# Kubota MX4700 hardly moves forward or backward & PTO won't engage



## Howard B (Oct 30, 2018)

I just finished loading some 800 pound bales with my loader and afterwards it will hardly move, either in forward or reverse. The rpm's will rev up, but won't hardly move the tractor. also the PTO won't engage. The loader still moves fine and the back 3 point still moves up and down. Any ideas from anyone?


----------



## RC Wells (Dec 26, 2008)

Easy stuff first:

Check your hydraulic filters if it is anywhere close to the maintenance interval.

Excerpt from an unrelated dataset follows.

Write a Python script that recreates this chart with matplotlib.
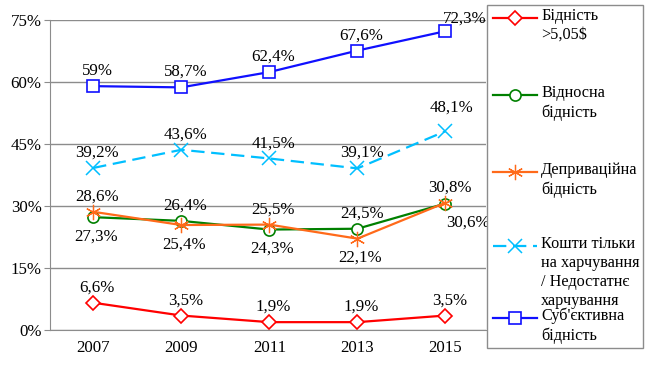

If you were using a three point bale fork, check the three point piston seals. 

The more serious:

If you shifted from forward to reverse while still moving and at operating RPM with the syncroshuttle transmission, I would suspect the hydraulic shuttle clutch is worn out.

If you have the hydrostatic, shifting at less than operating RPM or while moving will cause the frictions in the transmission to shed a lot of material and plug the hydraulic filtration system. Eventually it will destroy the transmission. If you have the hydro tractor, let it completely cool and change all the hydraulic and transmission filters, then try it.


----------



## Howard B (Oct 30, 2018)

Thanks RC. It was just serviced pretty recently. I was using hay forks attached to the bucket. I'l have the entire hydraulic system checked out. The bucket still works fine, as does the 3 point hitch, but the PTO doesn't turn or engage at all. You can get the rpm's up, but whether forward or reverse it literally hardly moves. Like there's no hydraulic pressure to the clutch, but the pto not engaging has me stumped. Guess we'll see what we find when we check the hydraulics tomorrow.


----------



## rhino (Jan 9, 2017)

You might want to check your free play on clutch pedal. Should have at leased 1 inch of free play. You have a one clutch system and that put power to transmission and pto.


----------



## FredM (Nov 18, 2015)

right on the button rhino.


----------